Instructor Notes
This is a placeholder file. Please add content here.
Introduction
Supervised methods - Regression
Instructor Note
Francis Anscombe was a statistician who created a set of datasets that all have the same basic statistical properties, such as means and standard deviations, but which look very different when plotted. This is a great example of how statistics can be misleading, and why visualising data is important.
Instructor Note
The Mean Squared Error (MSE) is a common metric used to measure the quality of a regression model. It calculates the average of the squares of the errors, which are the differences between predicted and actual values. The RMSE is simply the square root of the MSE, and it provides a measure of how far off our predictions are from the actual values in the same units as our labels.
Why not Mean Absolute Error? or Mean Squared Error?

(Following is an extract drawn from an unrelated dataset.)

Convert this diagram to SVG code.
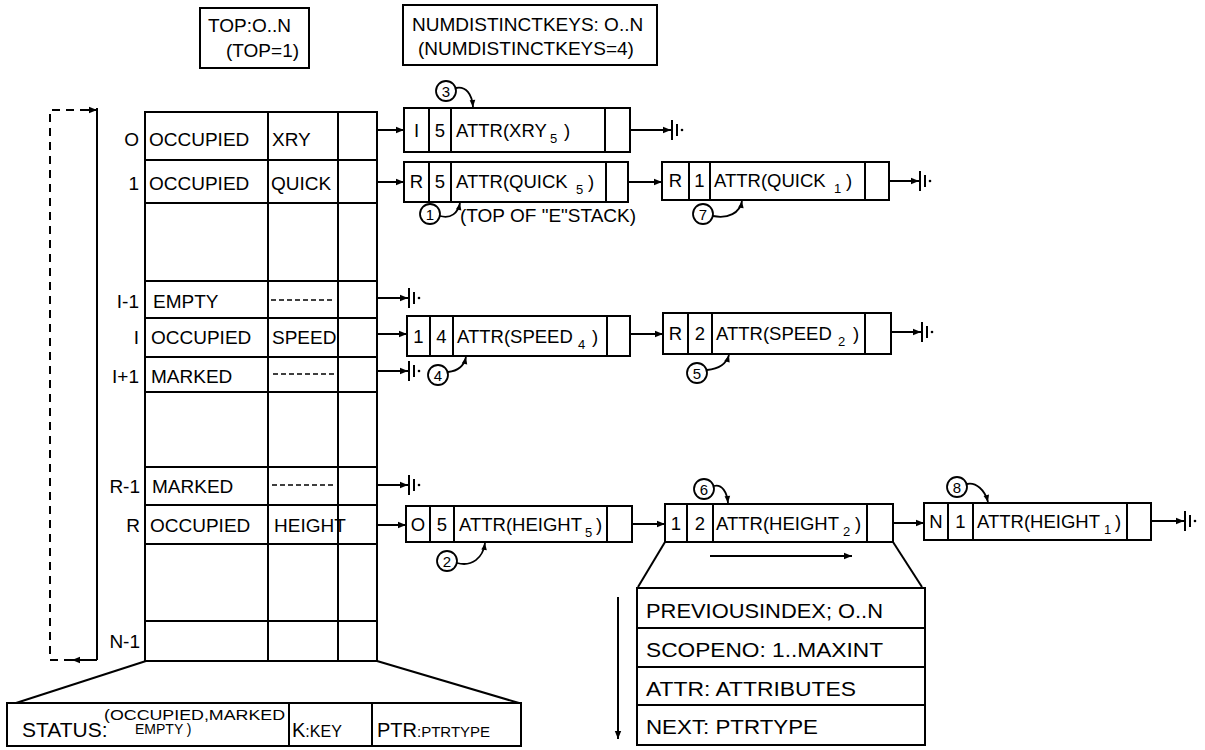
<svg xmlns="http://www.w3.org/2000/svg" xmlns:xlink="http://www.w3.org/1999/xlink" width="1205" height="750" viewBox="0 0 1205 750">
<style>
  .ln{stroke:#000;stroke-width:2;fill:none}
  .bx{stroke:#000;stroke-width:2;fill:none}
  .dash{stroke:#000;stroke-width:2;fill:none;stroke-dasharray:8,6}
  .thin{stroke:#000;stroke-width:1.6;fill:none;stroke-dasharray:5,3}
  text{font-family:"Liberation Sans",Arial,sans-serif;fill:#000}
  .t19{font-size:19px}
  .t18{font-size:18.5px}
  .sub{font-size:13px}
  .t14{font-size:14px}
  .t15{font-size:15px}
  .c{text-anchor:middle}
  .e{text-anchor:end}
  .arr{stroke:#000;stroke-width:2;fill:none;marker-end:url(#ah)}
  .carr{stroke:#000;stroke-width:1.8;fill:none;marker-end:url(#ahs)}
  .circ{stroke:#000;stroke-width:1.8;fill:#fff}
</style>
<defs>
  <marker id="ah" viewBox="0 0 10 10" refX="10" refY="5" markerWidth="11" markerHeight="8" markerUnits="userSpaceOnUse" orient="auto">
    <path d="M0,1 L10,5 L0,9 z" fill="#000"/>
  </marker>
  <marker id="ahs" viewBox="0 0 10 10" refX="10" refY="5" markerWidth="8" markerHeight="7" markerUnits="userSpaceOnUse" orient="auto">
    <path d="M0,1 L10,5 L0,9 z" fill="#000"/>
  </marker>
  <g id="gnd">
    <path d="M0,-10 V10 M5,-6 V6" stroke="#000" stroke-width="2" fill="none"/>
    <circle cx="10" cy="0" r="1.3" fill="#000"/>
  </g>
</defs>
<rect width="1205" height="750" fill="#fff"/>

<!-- TOP box -->
<g id="top-box">
  <rect class="bx" x="200" y="8" width="109" height="60"/>
  <text class="t19" x="208" y="32">TOP:O..N</text>
  <text class="t19" x="226" y="57">(TOP=1)</text>
</g>

<!-- NUMDISTINCTKEYS box -->
<g id="numkeys-box">
  <rect class="bx" x="403" y="5" width="254" height="60"/>
  <text class="t19" x="412" y="31">NUMDISTINCTKEYS: O..N</text>
  <text class="t19" x="418" y="55">(NUMDISTINCTKEYS=4)</text>
</g>

<!-- hash table -->
<g id="table">
  <rect class="bx" x="145" y="112" width="232" height="549"/>
  <path class="ln" d="M268,112 V661 M338,112 V661"/>
  <path class="ln" d="M145,160 H377 M145,203 H377 M145,281 H377 M145,318 H377 M145,357 H377 M145,392 H377 M145,467 H377 M145,505 H377 M145,544 H377 M145,621 H377"/>
  <g class="t19">
    <text class="e" x="139" y="146">O</text>
    <text x="149" y="146">OCCUPIED</text>
    <text x="272" y="146">XRY</text>

    <text class="e" x="139" y="190">1</text>
    <text x="149" y="190">OCCUPIED</text>
    <text x="271" y="190">QUICK</text>

    <text class="e" x="139" y="308">I-1</text>
    <text x="153" y="308">EMPTY</text>

    <text class="e" x="139" y="344">I</text>
    <text x="151" y="344">OCCUPIED</text>
    <text x="272" y="344">SPEED</text>

    <text class="e" x="139" y="383">I+1</text>
    <text x="151" y="383">MARKED</text>

    <text class="e" x="140" y="493">R-1</text>
    <text x="152" y="493">MARKED</text>

    <text class="e" x="140" y="532">R</text>
    <text x="150" y="532">OCCUPIED</text>
    <text x="274" y="532">HEIGHT</text>

    <text class="e" x="140" y="648">N-1</text>
  </g>
  <path class="thin" d="M271,300 H334 M273,374 H336 M272,485 H336"/>
</g>

<!-- left wraparound bar -->
<g id="wrap">
  <path class="ln" d="M97,108 V660"/>
  <path class="arr" d="M97,660 H72"/>
  <path class="dash" d="M72,660 H50 V110 H90"/>
  <path class="arr" d="M88,110 H97"/>
</g>

<!-- list nodes -->
<g id="node-xry5">
  <rect class="bx" x="404" y="108" width="226" height="44"/>
  <path class="ln" d="M429,108 V152 M451,108 V152 M605,108 V152"/>
  <text class="t18 c" x="416.5" y="137">I</text>
  <text class="t18 c" x="440" y="137">5</text>
  <text class="t18" x="456" y="137">ATTR(XRY</text>
  <text class="sub" x="550" y="143">5</text>
  <text class="t18" x="564" y="137">)</text>
</g>

<g id="node-quick5">
  <rect class="bx" x="404" y="162" width="224" height="40"/>
  <path class="ln" d="M429,162 V202 M451,162 V202 M606,162 V202"/>
  <text class="t18 c" x="416.5" y="188">R</text>
  <text class="t18 c" x="440" y="188">5</text>
  <text class="t18" x="456" y="188">ATTR(QUICK</text>
  <text class="sub" x="576" y="194">5</text>
  <text class="t18" x="588" y="188">)</text>
</g>

<g id="node-quick1">
  <rect class="bx" x="662" y="162" width="227" height="38"/>
  <path class="ln" d="M689,162 V200 M710,162 V200 M865,162 V200"/>
  <text class="t18 c" x="675.5" y="187">R</text>
  <text class="t18 c" x="699.5" y="187">1</text>
  <text class="t18" x="714" y="187">ATTR(QUICK</text>
  <text class="sub" x="834" y="193">1</text>
  <text class="t18" x="846" y="187">)</text>
</g>

<g id="node-speed4">
  <rect class="bx" x="407" y="316" width="223" height="40"/>
  <path class="ln" d="M430,316 V356 M453,316 V356 M607,316 V356"/>
  <text class="t18 c" x="418.5" y="343">1</text>
  <text class="t18 c" x="441.5" y="343">4</text>
  <text class="t18" x="457" y="343">ATTR(SPEED</text>
  <text class="sub" x="578" y="349">4</text>
  <text class="t18" x="592" y="343">)</text>
</g>

<g id="node-speed2">
  <rect class="bx" x="663" y="313" width="228" height="41"/>
  <path class="ln" d="M688,313 V354 M712,313 V354 M865,313 V354"/>
  <text class="t18 c" x="675.5" y="340">R</text>
  <text class="t18 c" x="700" y="340">2</text>
  <text class="t18" x="716" y="340">ATTR(SPEED</text>
  <text class="sub" x="838" y="346">2</text>
  <text class="t18" x="853" y="340">)</text>
</g>

<g id="node-height5">
  <rect class="bx" x="406" y="506" width="226" height="36"/>
  <path class="ln" d="M430,506 V542 M454,506 V542 M607,506 V542"/>
  <text class="t18 c" x="418" y="531">O</text>
  <text class="t18 c" x="442" y="531">5</text>
  <text class="t18" x="459" y="531">ATTR(HEIGHT</text>
  <text class="sub" x="585" y="537">5</text>
  <text class="t18" x="596" y="531">)</text>
</g>

<g id="node-height2">
  <rect class="bx" x="665" y="504" width="228" height="38"/>
  <path class="ln" d="M687,504 V542 M713,504 V542 M867,504 V542"/>
  <text class="t18 c" x="676" y="530">1</text>
  <text class="t18 c" x="700" y="530">2</text>
  <text class="t18" x="716" y="530">ATTR(HEIGHT</text>
  <text class="sub" x="843" y="536">2</text>
  <text class="t18" x="855" y="530">)</text>
</g>

<g id="node-height1">
  <rect class="bx" x="924" y="503" width="227" height="37"/>
  <path class="ln" d="M948,503 V540 M973,503 V540 M1127,503 V540"/>
  <text class="t18 c" x="936" y="528">N</text>
  <text class="t18 c" x="960.5" y="528">1</text>
  <text class="t18" x="977" y="528">ATTR(HEIGHT</text>
  <text class="sub" x="1104" y="534">1</text>
  <text class="t18" x="1115" y="528">)</text>
</g>

<!-- detail of a table entry -->
<g id="status-detail">
  <rect class="bx" x="7" y="703" width="514" height="43"/>
  <path class="ln" d="M289,703 V746 M372,703 V746"/>
  <text x="22" y="737" font-size="21px">STATUS:</text>
  <text class="t14" x="104" y="720" textLength="181" lengthAdjust="spacingAndGlyphs">(OCCUPIED,MARKED</text>
  <text class="t14" x="135" y="734">EMPTY )</text>
  <text x="292" y="737"><tspan font-size="20px">K</tspan><tspan font-size="16px">:KEY</tspan></text>
  <text x="377" y="737"><tspan font-size="20px">PTR</tspan><tspan font-size="15px">:PTRTYPE</tspan></text>
</g>

<!-- detail of a list node -->
<g id="entry-detail">
  <rect class="bx" x="637" y="588" width="288" height="157"/>
  <path class="ln" d="M637,628 H925 M637,667 H925 M637,705 H925"/>
  <text x="646" y="618" font-size="20px" textLength="237" lengthAdjust="spacingAndGlyphs">PREVIOUSINDEX; O..N</text>
  <text x="646" y="657" font-size="20px" textLength="237" lengthAdjust="spacingAndGlyphs">SCOPENO: 1..MAXINT</text>
  <text x="646" y="696" font-size="20px" textLength="210" lengthAdjust="spacingAndGlyphs">ATTR: ATTRIBUTES</text>
  <text x="646" y="734" font-size="20px" textLength="172" lengthAdjust="spacingAndGlyphs">NEXT: PTRTYPE</text>
</g>

<!-- numbered step markers -->
<g id="step-1"><circle class="circ" cx="430" cy="214" r="10"/><text class="t15 c" x="430" y="219.5">1</text><text class="t19" x="460" y="222">(TOP OF "E"STACK)</text></g>
<g id="step-2"><circle class="circ" cx="447" cy="561" r="10"/><text class="t15 c" x="447" y="566.5">2</text></g>
<g id="step-3"><circle class="circ" cx="446" cy="91" r="10"/><text class="t15 c" x="446" y="96.5">3</text></g>
<g id="step-4"><circle class="circ" cx="438" cy="375" r="10"/><text class="t15 c" x="438" y="380.5">4</text></g>
<g id="step-5"><circle class="circ" cx="697" cy="373" r="10"/><text class="t15 c" x="697" y="378.5">5</text></g>
<g id="step-6"><circle class="circ" cx="704" cy="489" r="10"/><text class="t15 c" x="704" y="494.5">6</text></g>
<g id="step-7"><circle class="circ" cx="703" cy="214" r="10"/><text class="t15 c" x="703" y="219.5">7</text></g>
<g id="step-8"><circle class="circ" cx="957" cy="487" r="10"/><text class="t15 c" x="957" y="492.5">8</text></g>

<!-- connectors -->
<g id="connectors">
  <!-- table pointers -->
  <path class="arr" d="M377,130 H404"/>
  <path class="arr" d="M377,182 H404"/>
  <path class="arr" d="M377,298 H408"/>
  <path class="arr" d="M377,334 H407"/>
  <path class="arr" d="M377,371 H408"/>
  <path class="arr" d="M377,485 H408"/>
  <path class="arr" d="M377,525 H406"/>
  <!-- node links -->
  <path class="arr" d="M630,130 H671"/>
  <path class="arr" d="M628,182 H662"/>
  <path class="arr" d="M889,181 H919"/>
  <path class="arr" d="M630,334 H663"/>
  <path class="arr" d="M891,332 H921"/>
  <path class="arr" d="M632,524 H665"/>
  <path class="arr" d="M893,523 H924"/>
  <path class="arr" d="M1151,521 H1184"/>
  <!-- nil symbols -->
  <use xlink:href="#gnd" x="672" y="130"/>
  <use xlink:href="#gnd" x="920" y="181"/>
  <use xlink:href="#gnd" x="409" y="298"/>
  <use xlink:href="#gnd" x="409" y="371"/>
  <use xlink:href="#gnd" x="922" y="332"/>
  <use xlink:href="#gnd" x="409" y="485"/>
  <use xlink:href="#gnd" x="1185" y="521"/>
  <!-- expansion lines -->
  <path class="ln" d="M146,661 L16,703"/>
  <path class="ln" d="M377,661 L519,703"/>
  <path class="ln" d="M665,542 L638,587"/>
  <path class="ln" d="M893,542 L922,587"/>
  <path class="arr" d="M710,556 H852"/>
  <path class="arr" d="M618,597 V739"/>
  <!-- step pointers -->
  <path class="carr" d="M440,216 C451,219 458,213 460,203"/>
  <path class="carr" d="M457,563 C472,567 483,558 485,543"/>
  <path class="carr" d="M456,88 C466,86 472,94 473,107"/>
  <path class="carr" d="M448,372 C458,371 464,366 466,357"/>
  <path class="carr" d="M707,370 C718,369 726,365 729,355"/>
  <path class="carr" d="M714,486 C722,484 727,492 728,503"/>
  <path class="carr" d="M713,216 C728,219 740,213 742,201"/>
  <path class="carr" d="M967,484 C976,482 985,490 988,502"/>
</g>
</svg>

RMSE more heavily penalises large errors, and because we square and then take the root, the value is in the same units as our data, which makes it easier to interpret. It also has nice mathematical properties that make it easier to work with in some cases.
Instructor Note
PolynomialFeatures is a class in Scikit-Learn that
generates polynomial features. We specify a degree, then “fit_transform”
our data to create a new feature set that includes all polynomial
combinations, so for example PolynomialFeatures(degree=2)
will create a new feature set that includes a constant term, the
original feature, and the square of the original feature.